Today, the scene is better than ever according to some who are involved. Attended by around 250 people without incident, Edge Fest was a major turning point, in Rodriguez's eyes. In October of 2015, La Casa Tomada, a collectively run arts center, was able to host Centro America Edge Fest, a hardcore festival showcasing Salvadoran bands such as Ignition and Toma El Riesgo along with bands from across Central America. "Everyone is trying to top that show now," the guitarist says.

Lopez agrees: "The negative things that have happened in the past have changed people's mindsets about coming together to make sure the hardcore scene survives. For us to play Edge Fest would not have been possible five, seven years ago." It's not just the absence of violence, he adds, shows are more organized now, bands might even get paid. Most importantly, kids are coming to shows again. "Now, all the new kids who are coming to hardcore shows see the scene as a place to be. They are seeing this unity that wasn't there before. Now, people are so aware that that is a bad thing for the scene that people on all sides will stop a fight if it happens," says Lopez.

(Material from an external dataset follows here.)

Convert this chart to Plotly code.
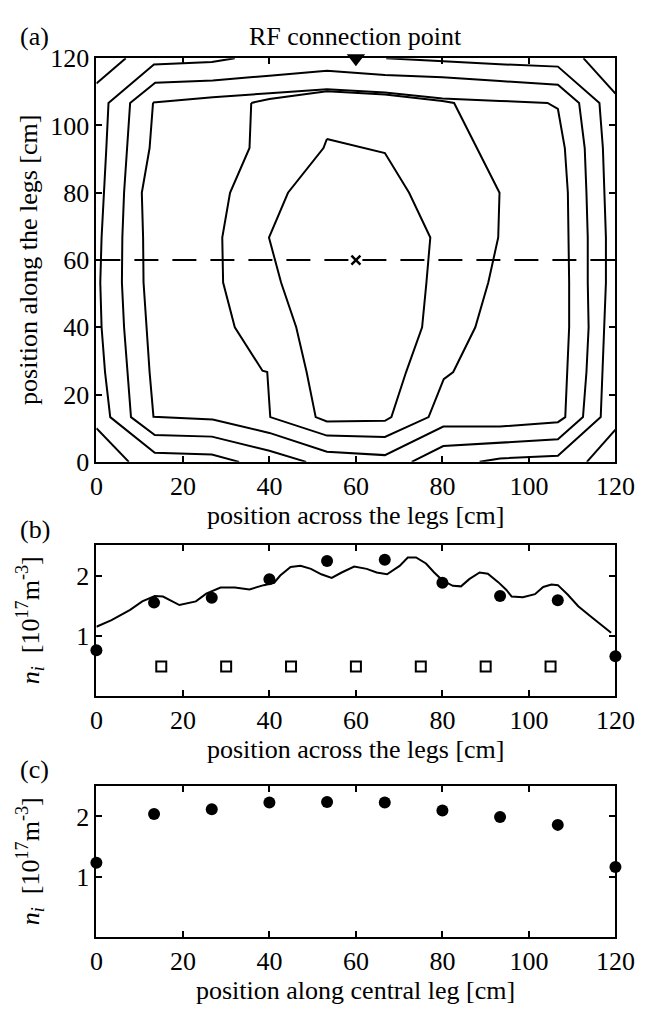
import plotly.graph_objects as go

# ---------------- Panel (a): contour lines ----------------
corner_tl_x = [0, 6.8];      corner_tl_y = [112.5, 120]
corner_tr_x = [112.6, 120];  corner_tr_y = [120, 109.5]
corner_bl_x = [0, 7.5];      corner_bl_y = [10.0, 0]
corner_br_x = [113.4, 120];  corner_br_y = [0, 9.6]

level_a_left_x = [32, 26.7, 13.3, 2.8, 2.3, 1.8, 1.2, 0.9, 1.2, 2.0, 3.2, 13.5, 26.7, 33]
level_a_left_y = [120, 118.9, 118.1, 106.7, 93.3, 80, 66.7, 53.3, 40, 26.7, 13.3, 2.7, 2.2, 0]
level_a_right_x = [67, 80, 93.3, 106.7, 116.3, 117.1, 117.5, 117.8, 117.8, 117.4, 117.0, 116.6, 106.7, 93.3, 88.6]
level_a_right_y = [120, 119, 118.2, 117.5, 106.7, 93.3, 80, 66.7, 53.3, 40, 26.7, 13.3, 1.8, 1.0, 0]

level_b_x = [48.5, 40, 26.7, 13.5, 8.0, 7.2, 6.4, 5.9, 6.0, 6.4, 7.1, 7.8, 13.6, 26.9, 40, 53.3,
             66.7, 80, 93.3, 106.7, 111.6, 112.9, 113.3, 113.6, 113.6, 113.8, 113.3, 112.5, 106.7,
             93.3, 80.2, 72.9]
level_b_y = [0, 3.3, 7.5, 8.0, 13.3, 26.7, 40, 53.3, 66.7, 80, 93.3, 106.7, 112.7, 113.4, 114.8, 116.3,
             115.0, 114.3, 113.2, 112.1, 106.7, 93.3, 80, 66.7, 53.3, 40, 26.7, 13.3, 6.7,
             5.8, 4.7, 0]

level_c_x = [13.1, 26.9, 40, 53.3, 66.7, 80, 93.3, 104.3, 106.7, 108.3, 109.0, 109.2, 109.3, 109.3,
             108.8, 108.4, 106.7, 93.3, 80.2, 66.7, 53.3, 40, 26.9, 13.2, 12.3, 11.6, 10.9, 10.8,
             10.5, 12.3, 13.1]
level_c_y = [106.8, 108.4, 109.6, 110.8, 109.8, 108.0, 107.3, 106.7, 104.9, 93.3, 80, 66.7, 53.3, 40,
             26.7, 13.3, 11.8, 10.5, 10.5, 2.0, 3.0, 8.6, 12.6, 13.4, 26.7, 40, 53.3, 66.7,
             80, 93.3, 106.8]

level_d_x = [35.8, 35.4, 30.9, 29.1, 29.3, 32.0, 38.4, 39.5, 40.2, 53.3, 66.7, 76.8, 80.3, 82.5,
             87.6, 90.6, 92.9, 93.2, 82.7, 80, 66.7, 53.3, 40, 35.8]
level_d_y = [106.7, 93.3, 80, 66.7, 53.3, 40, 27.1, 26.7, 13.3, 7.8, 7.4, 13.3, 24.6, 26.7,
             40, 53.3, 66.7, 80, 106.7, 107.3, 109.2, 110.2, 107.9, 106.7]

level_e_x = [53.3, 60, 66.7, 72.3, 77.2, 76.3, 75.3, 71.6, 68.2, 66.7, 53.3, 50.7, 48.6, 46.2,
             42.7, 39.9, 44.3, 52.5, 53.3]
level_e_y = [96.0, 94.0, 91.8, 80, 66.7, 53.3, 40, 26.7, 13.3, 12.2, 12.0, 13.3, 26.7, 40,
             53.3, 66.7, 80, 93.3, 96.0]

contours = [
    (corner_tl_x, corner_tl_y), (corner_tr_x, corner_tr_y),
    (corner_bl_x, corner_bl_y), (corner_br_x, corner_br_y),
    (level_a_left_x, level_a_left_y), (level_a_right_x, level_a_right_y),
    (level_b_x, level_b_y), (level_c_x, level_c_y),
    (level_d_x, level_d_y), (level_e_x, level_e_y),
]

probe_line_x = [0, 120]
probe_line_y = [60, 60]
probe_point_x = [60]
probe_point_y = [60]
rf_point_x = [60]
rf_point_y = [120]

# ---------------- Panel (b) ----------------
b_circle_x = [0, 13.33, 26.67, 40, 53.33, 66.67, 80, 93.33, 106.67, 120]
b_circle_y = [0.76, 1.55, 1.63, 1.94, 2.24, 2.26, 1.88, 1.66, 1.59, 0.66]
b_square_x = [15, 30, 45, 60, 75, 90, 105]
b_square_y = [0.49, 0.49, 0.49, 0.49, 0.49, 0.49, 0.49]
b_line_x = [0, 3.5, 7.8, 10.6, 13.5, 15.4, 19.2, 23, 25.4, 28.7, 32, 35.4, 38.7, 41.1, 42.5, 44.9,
            47.2, 49.6, 52, 54.4, 56.7, 59.6, 62.5, 64.8, 67.2, 70.1, 72, 73.9, 76.2, 78.1, 80,
            82.4, 84.3, 86.2, 88.6, 90.5, 92.9, 94.8, 96, 98.6, 101.4, 103.3, 105.2, 106.7, 109,
            111.4, 114.3, 117.1, 119]
b_line_y = [1.15, 1.26, 1.43, 1.57, 1.66, 1.65, 1.51, 1.57, 1.70, 1.80, 1.80, 1.77, 1.84, 1.88, 2.00,
            2.14, 2.16, 2.11, 2.02, 1.96, 2.05, 2.15, 2.11, 2.05, 2.02, 2.16, 2.30, 2.30, 2.20, 2.05,
            1.92, 1.83, 1.82, 1.94, 2.05, 2.03, 1.89, 1.76, 1.65, 1.64, 1.69, 1.81, 1.85, 1.84, 1.68,
            1.49, 1.32, 1.16, 1.05]

# ---------------- Panel (c) ----------------
c_circle_x = [0, 13.33, 26.67, 40, 53.33, 66.67, 80, 93.33, 106.67, 120]
c_circle_y = [1.23, 2.04, 2.12, 2.23, 2.24, 2.23, 2.10, 1.99, 1.86, 1.16]

x_ticks = [0, 20, 40, 60, 80, 100, 120]
a_y_ticks = [0, 20, 40, 60, 80, 100, 120]
n_ticks = [1, 2]

FONT = "Liberation Serif"
W, H = 670, 1017

fig = go.Figure()

for cx, cy in contours:
    fig.add_trace(go.Scatter(x=cx, y=cy, mode="lines", line=dict(color="black", width=2),
                             xaxis="x", yaxis="y", showlegend=False, hoverinfo="skip"))
fig.add_trace(go.Scatter(x=probe_line_x, y=probe_line_y, mode="lines",
                         line=dict(color="black", width=2, dash="24px,14px"),
                         xaxis="x", yaxis="y", showlegend=False))
fig.add_trace(go.Scatter(x=probe_point_x, y=probe_point_y, mode="markers",
                         marker=dict(symbol="x-thin", size=9, line=dict(color="black", width=2.5)),
                         xaxis="x", yaxis="y", showlegend=False))
fig.add_trace(go.Scatter(x=rf_point_x, y=rf_point_y, mode="markers", cliponaxis=False,
                         marker=dict(symbol="triangle-down", size=16, color="black"),
                         xaxis="x", yaxis="y", showlegend=False))

fig.add_trace(go.Scatter(x=b_line_x, y=b_line_y, mode="lines", line=dict(color="black", width=2),
                         xaxis="x2", yaxis="y2", showlegend=False))
fig.add_trace(go.Scatter(x=b_circle_x, y=b_circle_y, mode="markers", cliponaxis=False,
                         marker=dict(symbol="circle", size=12, color="black"),
                         xaxis="x2", yaxis="y2", showlegend=False))
fig.add_trace(go.Scatter(x=b_square_x, y=b_square_y, mode="markers", cliponaxis=False,
                         marker=dict(symbol="square-open", size=10, color="black",
                                     line=dict(width=2)),
                         xaxis="x2", yaxis="y2", showlegend=False))

fig.add_trace(go.Scatter(x=c_circle_x, y=c_circle_y, mode="markers", cliponaxis=False,
                         marker=dict(symbol="circle", size=12, color="black"),
                         xaxis="x3", yaxis="y3", showlegend=False))

def fy(px):
    return 1 - px / H

def fx(px):
    return px / W

x_dom = [fx(93), fx(633)]
axis_common = dict(showline=True, linewidth=2, linecolor="black", mirror="ticks",
                   ticks="inside", ticklen=6, tickwidth=1.5, tickcolor="black",
                   showgrid=False, zeroline=False,
                   tickfont=dict(family=FONT, size=26, color="black"))

fig.update_layout(
    width=W, height=H, margin=dict(l=0, r=0, t=0, b=0),
    paper_bgcolor="white", plot_bgcolor="white",
    xaxis=dict(domain=x_dom, range=[0, 120], tickvals=x_ticks, anchor="y", **axis_common),
    yaxis=dict(domain=[fy(461), fy(45.5)], range=[0, 120], tickvals=a_y_ticks, anchor="x",
               **axis_common),
    xaxis2=dict(domain=x_dom, range=[0, 120], tickvals=x_ticks, anchor="y2", **axis_common),
    yaxis2=dict(domain=[fy(702), fy(547)], range=[0, 2.5], tickvals=n_ticks, anchor="x2",
                **axis_common),
    xaxis3=dict(domain=x_dom, range=[0, 120], tickvals=x_ticks, anchor="y3", **axis_common),
    yaxis3=dict(domain=[fy(950), fy(795)], range=[0, 2.5], tickvals=n_ticks, anchor="x3",
                **axis_common),
)

ann_font = dict(family=FONT, size=26, color="black")
ni_title = "<i>n</i><sub><i>i</i></sub>  [10<sup>17</sup>m<sup>-3</sup>]"
annotations = [
    dict(text="(a)", x=fx(29), y=fy(23)),
    dict(text="RF connection point", x=fx(363), y=fy(23)),
    dict(text="position across the legs [cm]", x=fx(363), y=fy(516)),
    dict(text="position along the legs [cm]", x=fx(23), y=fy(253), textangle=-90),
    dict(text="(b)", x=fx(29), y=fy(531)),
    dict(text=ni_title, x=fx(24), y=fy(624), textangle=-90),
    dict(text="position across the legs [cm]", x=fx(363), y=fy(757)),
    dict(text="(c)", x=fx(29), y=fy(778)),
    dict(text=ni_title, x=fx(24), y=fy(872), textangle=-90),
    dict(text="position along central leg [cm]", x=fx(363), y=fy(1005)),
]
for a in annotations:
    fig.add_annotation(xref="paper", yref="paper", showarrow=False, font=ann_font,
                       xanchor="center", yanchor="middle", **a)

fig.write_html("out.html")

El Salvador's history can be seen as a long chain of cycles of violence dating back to colonial times, with internal conflicts coming to a head again and again. In this context, Maravilla, who helps manage La Casa Tomada, sees this return to unity as a triumph with political ramifications. "They like to be together," he says of the young members of the scene, "That is very powerful in a society like this. It's not easy to be alone." For the moment, one cycle of violence has been broken and replaced with something better.